Friday, July 12, 2013

at the twilight's last gleaming


Round about the summer solstaice through July fourth, give or take a week, there is a hatch of hexagenia, limbata that emerges from a stream not far from my digs. Over the years, the brown trout that lurk in the river where the hatch occurs have been hotly pursued by the Piscator, ever hopeful that he might be able to bring a big one to hand. Relative to other trout waters, its a pretty low numbers deal, but there are some big fish to be had, and a weak semblance of predictability that keeps me interested year after year. Well OK, it's pretty much a crap shoot when you lay the whole thing out.

Generally when fishing the hex hatch I hit the water at the crack of 9:00 pm.  Time enough to suit up, lather up with bug dope, hike into a good (relative term) spot and wait for the show to begin. If the curtain actually goes up, it's happening by about 10:15 and all over in 45 minutes at legal closing time. It's always a big game of chance that goes something like this:

As the daylight finally fails a sparse hatch of insects might begin, consisting of a few Giant stones, sulphers, maybe some bigger stuff like Hendricksons or march browns, couple of caddis - and maybe three Hex total - and not a riser anywhere. The following night there might be Hex duns hatching off the water like popcorn in the middle of a blizzard - and not a single fish showing! Then the following night the Spinners are swarming and falling from the sky like November mallards to a picked cornfield - and no fish showing !!



But then again it might go like this:

Not a bug anywhere to be seen and the fish just whack with abandon, even a poorly placed and sunken fly!
Or perhaps a moderate train of hex on the water rolls past and a perfect rhythm of rise, cast, take, fight, land, release, and you think it's just so easy. Shit pours into your head like "we bad, we bad!", "I am freakin' invincible", "pro staff", custom endorsements,  and other euphoric nonsense! But, oh here have been some memorable hatches that produced so many hex that you could feel them hitting your rod in the darkness and they covered face and hands - complete with obliging hungry fish!
And then there are those rare and crazy times when you could probably just hook on a wine cork or one of your own stinky socks, throw it out there - and the stupid bastards would jostle each other out of the way for a chance to kill and eat it !
But of course that is all tempered by the dreaded and always possible no flies and no fish scenario.

Now mix and match these differing situations into whatever probability/predictability model/equation you might want to construct, and there you have the Hex game. There's also the whole range of climatic and hydrologic variables, but I won't get into that.

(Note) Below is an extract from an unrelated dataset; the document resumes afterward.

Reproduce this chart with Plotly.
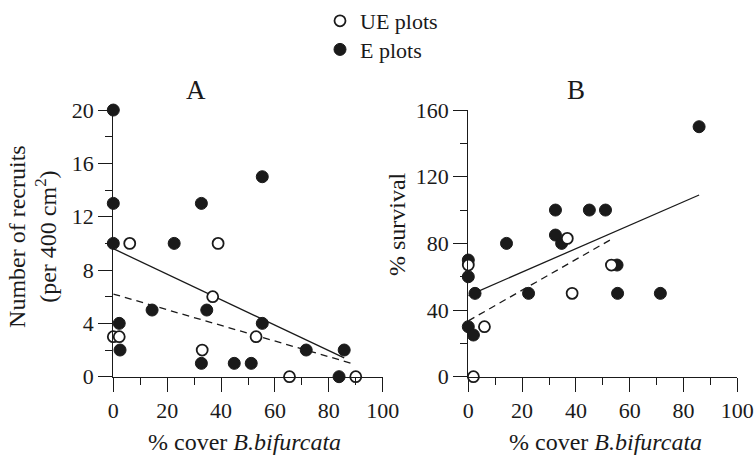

The one constant though is the Vampire swarm. Shortly before the Hex are, or are not going to come out, the legions, and I mean legions, no perhaps I mean Mongol Hoards; ok, I'll just go with Gazillions of fuggin mosquitoes arrive to dine on whatever nano patch of exposed skin that you have missed in the liberal application of some awful formulation of DEET.

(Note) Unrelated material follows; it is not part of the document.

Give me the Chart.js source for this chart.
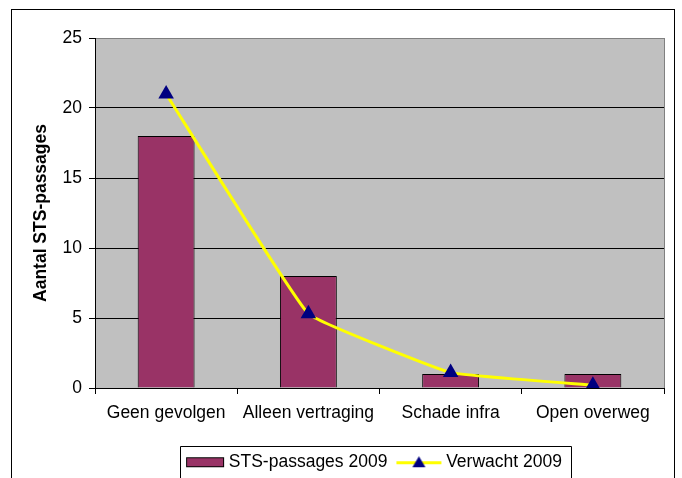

So I've been out there lately and the score is 0 for 3.  Skunked, blanked and busted.  The first night out and it was the no bug no fish routine.  The second outing produced a couple of bugs and a couple of small fish that rose but weren't hooked.  And the third night went kind of like this:

Arrive at river at the appointed hour. Suit up, dose self liberally with horrible mosquito repellant. Hike to spot and set up.  Feed mosquitoes while staring at flat, hexless, fishless water.  Observe large beaver swimming upstream into preferred fishing spot. Curse the fuggin luck. Endure 20 minutes of beaver harassment which includes grunting, hooting, tail slapping, menacing submarine swim by, and general fugging up the hole behavior. Harasss beaver with splashing, kicking, yelling, cursing and finally log throwing behavior. Unjoint rod as beaver meanders downstream laughing. Notice inexplicable fish rise withing casting range. Notice inexplicable fish # 2 within casting range. Rejoint rod. False cast to fish #1 and plant fly firmly in alder bush. Curse. Yank, pull, wobble on line and put fish down while breaking off fly. Tie on new fly in the dark with headlamp and old eyes and happy mosquitoes between eyeglasses and eyeballs. Turnoff headlamp and let eyes adjust to darkness. Observe fish # 2 still present.  False cast toward fish # 2 and bang fly on rod tip on forward cast. Curse.
Throw unchecked fly to fish # 2. Set hook and miss as fish # 2 pounces on fly.  Check hopelessly fouled fly in headlamp glow. Call out loud to self "putz, dilrod, moron", and endless other derogatory terms. Leave.

Guess the book is closed on hex hatch 2013.







 

1 comment:

  1. That is some hardcore shit right there buddy. Wish I could have seen you rifling debris at the beaver.